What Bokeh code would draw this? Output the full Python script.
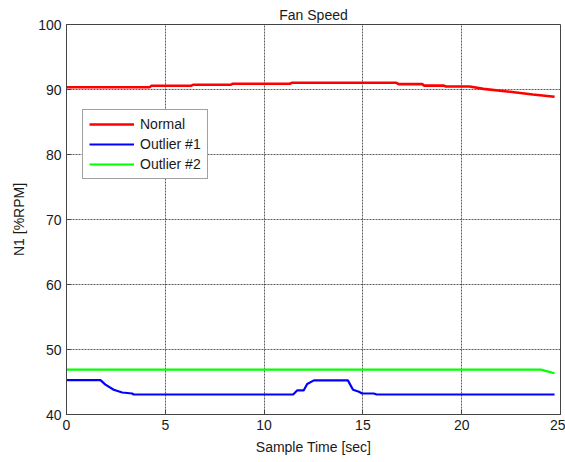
from bokeh.plotting import figure
from bokeh.models import Range1d, FixedTicker, Legend, LegendItem
from bokeh.embed import file_html
from bokeh.resources import INLINE

# Data
normal_t = [0, 4.2, 4.3, 6.3, 6.4, 8.3, 8.4, 11.3, 11.4, 16.7, 16.8, 18.0, 18.1, 19.1, 19.2, 20.4, 21.1, 22.3, 23.6, 24.7]
normal_v = [90.35, 90.35, 90.57, 90.57, 90.72, 90.72, 90.88, 90.88, 91.03, 91.03, 90.83, 90.83, 90.6, 90.6, 90.46, 90.46, 90.1, 89.7, 89.23, 88.88]

outlier1_t = [0, 1.72, 1.97, 2.39, 2.82, 3.32, 3.4, 11.47, 11.67, 12.0, 12.18, 12.52, 14.24, 14.5, 14.8, 14.96, 15.55, 15.7, 24.7]
outlier1_v = [45.28, 45.28, 44.6, 43.8, 43.38, 43.23, 43.08, 43.08, 43.7, 43.7, 44.7, 45.25, 45.25, 43.8, 43.5, 43.23, 43.23, 43.08, 43.08]

outlier2_t = [0, 24.0, 24.7]
outlier2_v = [46.9, 46.9, 46.35]

series_names = ["Normal", "Outlier #1", "Outlier #2"]
x_ticks = [0, 5, 10, 15, 20, 25]
y_ticks = [40, 50, 60, 70, 80, 90, 100]

FONT = "Liberation Sans"

p = figure(width=565, height=462, output_backend="svg", toolbar_location=None,
           x_range=Range1d(0, 25), y_range=Range1d(40, 100),
           min_border_left=66, min_border_right=5, min_border_top=24, min_border_bottom=48,
           title="Fan Speed")

p.title.text_font = FONT
p.title.text_font_size = "14px"
p.title.text_font_style = "normal"
p.title.align = "center"
p.title.text_color = "#1a1a1a"
p.title.standoff = 3
p.title.offset = 0

p.background_fill_color = "white"
p.border_fill_color = "white"
p.outline_line_color = "#444444"
p.outline_line_width = 1

for ax in (p.xaxis[0], p.yaxis[0]):
    ax.axis_line_color = "#444444"
    ax.major_tick_in = 5
    ax.major_tick_out = 0
    ax.minor_tick_line_color = None
    ax.major_tick_line_color = "#444444"
    ax.major_label_text_font = FONT
    ax.major_label_text_font_size = "14px"
    ax.major_label_text_color = "#1a1a1a"
    ax.axis_label_text_font = FONT
    ax.axis_label_text_font_size = "14px"
    ax.axis_label_text_font_style = "normal"
    ax.axis_label_text_color = "#1a1a1a"

p.xaxis.ticker = FixedTicker(ticks=x_ticks)
p.yaxis.ticker = FixedTicker(ticks=y_ticks)
p.xaxis.axis_label = "Sample Time [sec]"
p.yaxis.axis_label = "N1 [%RPM]"
p.xaxis.axis_label_standoff = 6
p.yaxis.axis_label_standoff = 8

p.xgrid.ticker = FixedTicker(ticks=x_ticks)
p.ygrid.ticker = FixedTicker(ticks=y_ticks)
for g in (p.xgrid[0], p.ygrid[0]):
    g.grid_line_color = "#333333"
    g.grid_line_dash = "2 1"
    g.grid_line_width = 1
    g.grid_line_alpha = 0.8

r1 = p.line(normal_t, normal_v, line_color="#FF0000", line_width=2.6)
r2 = p.line(outlier1_t, outlier1_v, line_color="#0000FF", line_width=2.2)
r3 = p.line(outlier2_t, outlier2_v, line_color="#00FF00", line_width=2.2)

legend = Legend(items=[LegendItem(label=series_names[0], renderers=[r1]),
                       LegendItem(label=series_names[1], renderers=[r2]),
                       LegendItem(label=series_names[2], renderers=[r3])],
                location=(16, 235))
legend.label_text_font = FONT
legend.label_text_font_size = "14px"
legend.label_text_color = "#1a1a1a"
legend.glyph_width = 45
legend.glyph_height = 16
legend.label_height = 16
legend.spacing = 4
legend.padding = 6
legend.margin = 0
legend.label_standoff = 6
legend.border_line_color = "#444444"
legend.border_line_width = 1
legend.background_fill_color = "white"
legend.background_fill_alpha = 1
p.add_layout(legend, "center")

open("out.html", "w").write(file_html(p, INLINE))
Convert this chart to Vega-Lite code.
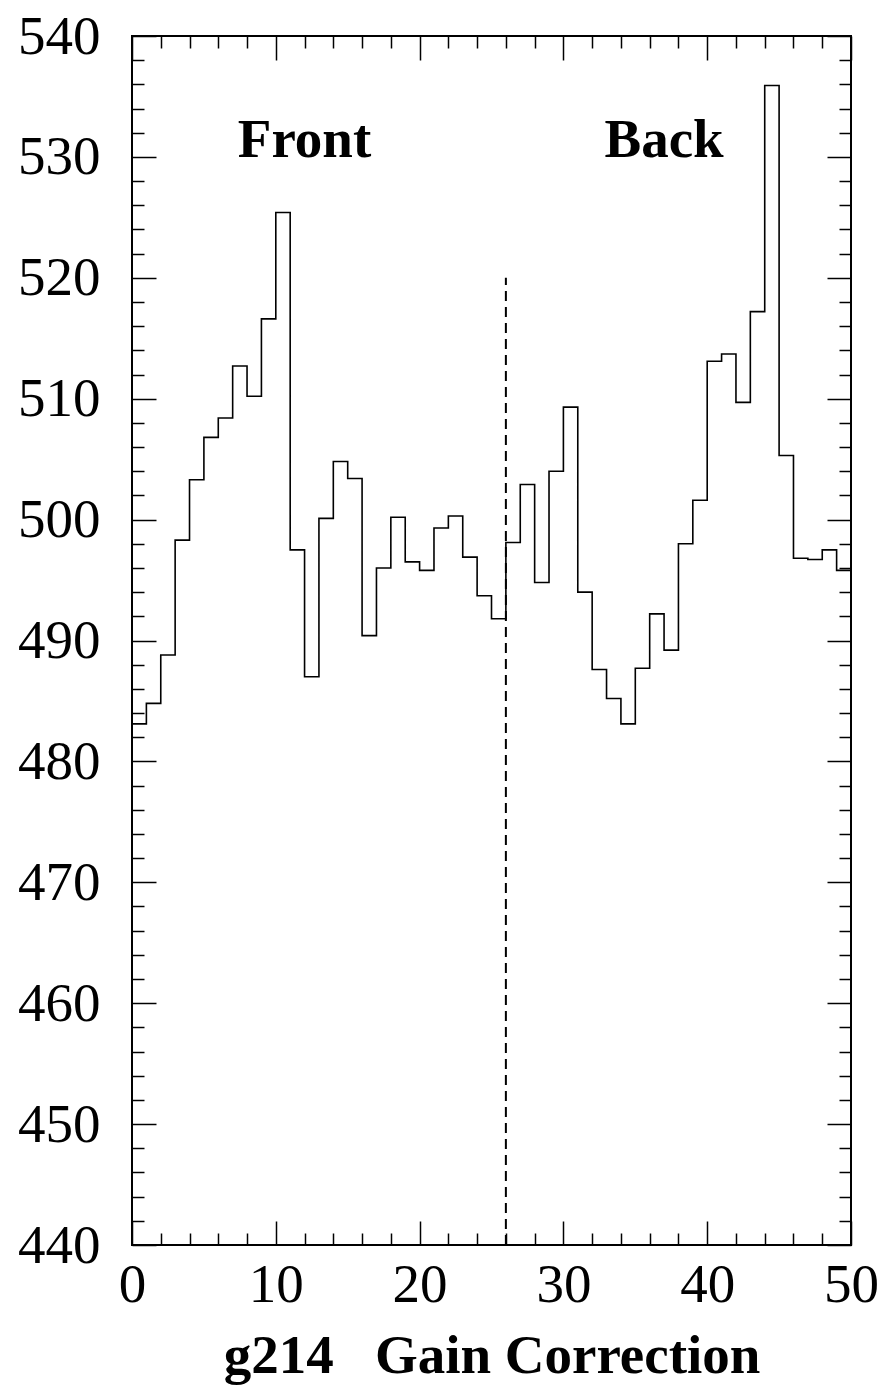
{
  "$schema": "https://vega.github.io/schema/vega-lite/v6.json",
  "width": 719,
  "height": 1209,
  "autosize": {"type": "none"},
  "padding": {"left": 132, "top": 36, "right": 33, "bottom": 140},
  "background": "white",
  "config": {
    "view": {"stroke": "black", "strokeWidth": 2},
    "font": "Liberation Serif",
    "axis": {
      "domain": false,
      "grid": false,
      "tickColor": "black",
      "tickWidth": 1.5,
      "labelFont": "Liberation Serif",
      "labelFontSize": 55,
      "labelColor": "black",
      "labelOverlap": false,
      "labelFlush": false,
      "labelBound": false
    }
  },
  "datasets": {
    "hist": [
      {"lo": 0, "hi": 1, "v": 483.1},
      {"lo": 1, "hi": 2, "v": 484.8},
      {"lo": 2, "hi": 3, "v": 488.8},
      {"lo": 3, "hi": 4, "v": 498.3},
      {"lo": 4, "hi": 5, "v": 503.3},
      {"lo": 5, "hi": 6, "v": 506.8},
      {"lo": 6, "hi": 7, "v": 508.4},
      {"lo": 7, "hi": 8, "v": 512.7},
      {"lo": 8, "hi": 9, "v": 510.2},
      {"lo": 9, "hi": 10, "v": 516.6},
      {"lo": 10, "hi": 11, "v": 525.4},
      {"lo": 11, "hi": 12, "v": 497.5},
      {"lo": 12, "hi": 13, "v": 487.0},
      {"lo": 13, "hi": 14, "v": 500.1},
      {"lo": 14, "hi": 15, "v": 504.8},
      {"lo": 15, "hi": 16, "v": 503.4},
      {"lo": 16, "hi": 17, "v": 490.4},
      {"lo": 17, "hi": 18, "v": 496.0},
      {"lo": 18, "hi": 19, "v": 500.2},
      {"lo": 19, "hi": 20, "v": 496.5},
      {"lo": 20, "hi": 21, "v": 495.8},
      {"lo": 21, "hi": 22, "v": 499.3},
      {"lo": 22, "hi": 23, "v": 500.3},
      {"lo": 23, "hi": 24, "v": 496.9},
      {"lo": 24, "hi": 25, "v": 493.7},
      {"lo": 25, "hi": 26, "v": 491.8},
      {"lo": 26, "hi": 27, "v": 498.1},
      {"lo": 27, "hi": 28, "v": 502.9},
      {"lo": 28, "hi": 29, "v": 494.8},
      {"lo": 29, "hi": 30, "v": 504.0},
      {"lo": 30, "hi": 31, "v": 509.3},
      {"lo": 31, "hi": 32, "v": 494.0},
      {"lo": 32, "hi": 33, "v": 487.6},
      {"lo": 33, "hi": 34, "v": 485.2},
      {"lo": 34, "hi": 35, "v": 483.1},
      {"lo": 35, "hi": 36, "v": 487.7},
      {"lo": 36, "hi": 37, "v": 492.2},
      {"lo": 37, "hi": 38, "v": 489.2},
      {"lo": 38, "hi": 39, "v": 498.0},
      {"lo": 39, "hi": 40, "v": 501.6},
      {"lo": 40, "hi": 41, "v": 513.1},
      {"lo": 41, "hi": 42, "v": 513.7},
      {"lo": 42, "hi": 43, "v": 509.7},
      {"lo": 43, "hi": 44, "v": 517.2},
      {"lo": 44, "hi": 45, "v": 535.9},
      {"lo": 45, "hi": 46, "v": 505.3},
      {"lo": 46, "hi": 47, "v": 496.8},
      {"lo": 47, "hi": 48, "v": 496.7},
      {"lo": 48, "hi": 49, "v": 497.5},
      {"lo": 49, "hi": 50, "v": 495.8}
    ],
    "divider": [
      {"x": 26, "ylo": 440, "yhi": 520}
    ],
    "labels": [
      {"x": 12.0, "y": 530, "label": "Front"},
      {"x": 37.0, "y": 530, "label": "Back"}
    ]
  },
  "layer": [
    {
      "data": {"name": "hist"},
      "transform": [{"fold": ["lo", "hi"], "as": ["edge", "xpos"]}],
      "mark": {"type": "line", "color": "black", "strokeWidth": 1.6},
      "encoding": {
        "x": {
          "field": "xpos",
          "type": "quantitative",
          "scale": {"domain": [0, 50], "nice": false, "zero": false},
          "axis": {
            "orient": "bottom",
            "values": [0,2,4,6,8,10,12,14,16,18,20,22,24,26,28,30,32,34,36,38,40,42,44,46,48,50],
            "tickSize": {"condition": {"test": "datum.value % 10 === 0", "value": -24}, "value": -12},
            "labelExpr": "datum.value % 10 === 0 ? datum.label : ''",
            "labelPadding": 37,
            "title": "g214\u00a0\u00a0\u00a0Gain Correction",
            "titleFont": "Liberation Serif",
            "titleFontSize": 55,
            "titleFontWeight": "bold",
            "titleColor": "black",
            "titleX": 359.5,
            "titleY": 127,
            "titleAlign": "center",
            "titleBaseline": "alphabetic"
          }
        },
        "y": {
          "field": "v",
          "type": "quantitative",
          "scale": {"domain": [440, 540], "nice": false, "zero": false},
          "axis": {
            "orient": "left",
            "values": [440,442,444,446,448,450,452,454,456,458,460,462,464,466,468,470,472,474,476,478,480,482,484,486,488,490,492,494,496,498,500,502,504,506,508,510,512,514,516,518,520,522,524,526,528,530,532,534,536,538,540],
            "tickSize": {"condition": {"test": "datum.value % 10 === 0", "value": -24}, "value": -12},
            "labelExpr": "datum.value % 10 === 0 ? datum.label : ''",
            "labelPadding": 56,
            "title": null
          }
        },
        "order": [{"field": "lo", "type": "quantitative"}, {"field": "xpos", "type": "quantitative"}]
      }
    },
    {
      "data": {"name": "divider"},
      "mark": {"type": "rule", "color": "black", "strokeWidth": 2, "strokeDash": [10, 6]},
      "encoding": {
        "x": {
          "field": "x",
          "type": "quantitative",
          "axis": {
            "orient": "top",
            "values": [0,2,4,6,8,10,12,14,16,18,20,22,24,26,28,30,32,34,36,38,40,42,44,46,48,50],
            "tickSize": {"condition": {"test": "datum.value % 10 === 0", "value": -24}, "value": -12},
            "labels": false,
            "title": null
          }
        },
        "y": {
          "field": "ylo",
          "type": "quantitative",
          "axis": {
            "orient": "right",
            "values": [440,442,444,446,448,450,452,454,456,458,460,462,464,466,468,470,472,474,476,478,480,482,484,486,488,490,492,494,496,498,500,502,504,506,508,510,512,514,516,518,520,522,524,526,528,530,532,534,536,538,540],
            "tickSize": {"condition": {"test": "datum.value % 10 === 0", "value": -24}, "value": -12},
            "labels": false,
            "title": null
          }
        },
        "y2": {"field": "yhi"}
      }
    },
    {
      "data": {"name": "labels"},
      "mark": {"type": "text", "font": "Liberation Serif", "fontSize": 55, "fontWeight": "bold", "color": "black", "align": "center", "baseline": "alphabetic"},
      "encoding": {
        "x": {"field": "x", "type": "quantitative", "axis": null},
        "y": {"field": "y", "type": "quantitative", "axis": null},
        "text": {"field": "label"}
      }
    }
  ],
  "resolve": {"axis": {"x": "independent", "y": "independent"}}
}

▶ [EXERCISE AIM] Everything from the top line of the data down to and including the line with "89.7, 89.23, 88.88]" is to be copied, except the pictures.

▶ [THE ANSWER]
What Bokeh code would draw this? Output the full Python script.
from bokeh.plotting import figure
from bokeh.models import Range1d, FixedTicker, Legend, LegendItem
from bokeh.embed import file_html
from bokeh.resources import INLINE

# Data
normal_t = [0, 4.2, 4.3, 6.3, 6.4, 8.3, 8.4, 11.3, 11.4, 16.7, 16.8, 18.0, 18.1, 19.1, 19.2, 20.4, 21.1, 22.3, 23.6, 24.7]
normal_v = [90.35, 90.35, 90.57, 90.57, 90.72, 90.72, 90.88, 90.88, 91.03, 91.03, 90.83, 90.83, 90.6, 90.6, 90.46, 90.46, 90.1, 89.7, 89.23, 88.88]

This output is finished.